TASK STATEMENT: All of the material should be reproduced exactly, with pictures left out.

DATA SECTION:
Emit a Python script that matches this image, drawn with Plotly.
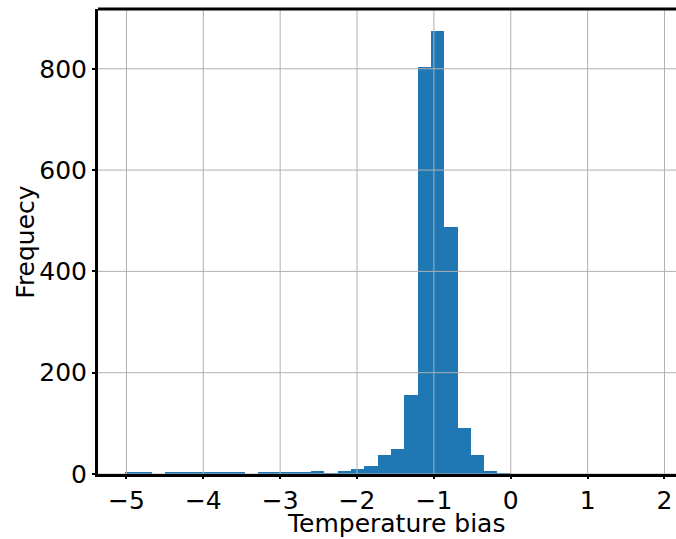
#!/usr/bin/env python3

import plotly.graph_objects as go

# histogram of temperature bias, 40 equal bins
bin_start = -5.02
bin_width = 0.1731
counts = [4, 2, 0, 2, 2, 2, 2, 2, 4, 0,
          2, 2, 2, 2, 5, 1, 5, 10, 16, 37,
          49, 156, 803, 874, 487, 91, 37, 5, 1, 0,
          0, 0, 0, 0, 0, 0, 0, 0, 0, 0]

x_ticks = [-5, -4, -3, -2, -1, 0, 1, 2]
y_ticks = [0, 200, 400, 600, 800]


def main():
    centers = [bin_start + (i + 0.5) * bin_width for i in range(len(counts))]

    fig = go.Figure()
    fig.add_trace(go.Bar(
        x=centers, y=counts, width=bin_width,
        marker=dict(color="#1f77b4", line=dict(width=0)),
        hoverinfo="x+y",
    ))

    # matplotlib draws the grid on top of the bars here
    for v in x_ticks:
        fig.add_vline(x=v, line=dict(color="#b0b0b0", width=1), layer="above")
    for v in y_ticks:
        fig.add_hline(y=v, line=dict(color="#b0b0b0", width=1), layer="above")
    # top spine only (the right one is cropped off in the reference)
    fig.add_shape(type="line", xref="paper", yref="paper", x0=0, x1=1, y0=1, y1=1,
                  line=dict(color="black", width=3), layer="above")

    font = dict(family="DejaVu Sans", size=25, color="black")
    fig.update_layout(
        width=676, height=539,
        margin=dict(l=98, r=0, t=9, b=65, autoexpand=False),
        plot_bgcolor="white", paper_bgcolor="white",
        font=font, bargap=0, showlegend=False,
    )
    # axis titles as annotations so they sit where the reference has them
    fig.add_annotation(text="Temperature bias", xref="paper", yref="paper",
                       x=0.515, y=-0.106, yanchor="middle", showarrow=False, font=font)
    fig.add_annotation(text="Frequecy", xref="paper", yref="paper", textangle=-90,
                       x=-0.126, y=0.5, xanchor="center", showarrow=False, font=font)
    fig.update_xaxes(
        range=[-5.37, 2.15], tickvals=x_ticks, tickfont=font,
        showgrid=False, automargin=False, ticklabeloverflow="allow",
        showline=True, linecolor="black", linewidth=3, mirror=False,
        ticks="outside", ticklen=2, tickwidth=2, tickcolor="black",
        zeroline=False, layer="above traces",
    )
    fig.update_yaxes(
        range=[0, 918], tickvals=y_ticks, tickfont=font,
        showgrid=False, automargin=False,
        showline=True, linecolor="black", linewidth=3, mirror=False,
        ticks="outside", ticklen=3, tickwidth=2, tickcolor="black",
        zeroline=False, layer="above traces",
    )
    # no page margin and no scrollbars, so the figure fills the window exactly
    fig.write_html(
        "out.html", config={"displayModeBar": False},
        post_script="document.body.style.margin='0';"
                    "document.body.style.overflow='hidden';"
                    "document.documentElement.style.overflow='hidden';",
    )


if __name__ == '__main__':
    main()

RESULT OF THIS TASK:
Emit a Python script that matches this image, drawn with Plotly.
#!/usr/bin/env python3

import plotly.graph_objects as go

# histogram of temperature bias, 40 equal bins
bin_start = -5.02
bin_width = 0.1731
counts = [4, 2, 0, 2, 2, 2, 2, 2, 4, 0,
          2, 2, 2, 2, 5, 1, 5, 10, 16, 37,
          49, 156, 803, 874, 487, 91, 37, 5, 1, 0,
          0, 0, 0, 0, 0, 0, 0, 0, 0, 0]

x_ticks = [-5, -4, -3, -2, -1, 0, 1, 2]
y_ticks = [0, 200, 400, 600, 800]


def main():
    centers = [bin_start + (i + 0.5) * bin_width for i in range(len(counts))]

    fig = go.Figure()
    fig.add_trace(go.Bar(
        x=centers, y=counts, width=bin_width,
        marker=dict(color="#1f77b4", line=dict(width=0)),
        hoverinfo="x+y",
    ))

    # matplotlib draws the grid on top of the bars here
    for v in x_ticks:
        fig.add_vline(x=v, line=dict(color="#b0b0b0", width=1), layer="above")
    for v in y_ticks:
        fig.add_hline(y=v, line=dict(color="#b0b0b0", width=1), layer="above")
    # top spine only (the right one is cropped off in the reference)
    fig.add_shape(type="line", xref="paper", yref="paper", x0=0, x1=1, y0=1, y1=1,
                  line=dict(color="black", width=3), layer="above")

    font = dict(family="DejaVu Sans", size=25, color="black")
    fig.update_layout(
        width=676, height=539,
        margin=dict(l=98, r=0, t=9, b=65, autoexpand=False),
        plot_bgcolor="white", paper_bgcolor="white",
        font=font, bargap=0, showlegend=False,
    )
    # axis titles as annotations so they sit where the reference has them
    fig.add_annotation(text="Temperature bias", xref="paper", yref="paper",
                       x=0.515, y=-0.106, yanchor="middle", showarrow=False, font=font)
    fig.add_annotation(text="Frequecy", xref="paper", yref="paper", textangle=-90,
                       x=-0.126, y=0.5, xanchor="center", showarrow=False, font=font)
    fig.update_xaxes(
        range=[-5.37, 2.15], tickvals=x_ticks, tickfont=font,
        showgrid=False, automargin=False, ticklabeloverflow="allow",
        showline=True, linecolor="black", linewidth=3, mirror=False,
        ticks="outside", ticklen=2, tickwidth=2, tickcolor="black",
        zeroline=False, layer="above traces",
    )
    fig.update_yaxes(
        range=[0, 918], tickvals=y_ticks, tickfont=font,
        showgrid=False, automargin=False,
        showline=True, linecolor="black", linewidth=3, mirror=False,
        ticks="outside", ticklen=3, tickwidth=2, tickcolor="black",
        zeroline=False, layer="above traces",
    )
    # no page margin and no scrollbars, so the figure fills the window exactly
    fig.write_html(
        "out.html", config={"displayModeBar": False},
        post_script="document.body.style.margin='0';"
                    "document.body.style.overflow='hidden';"
                    "document.documentElement.style.overflow='hidden';",
    )


if __name__ == '__main__':
    main()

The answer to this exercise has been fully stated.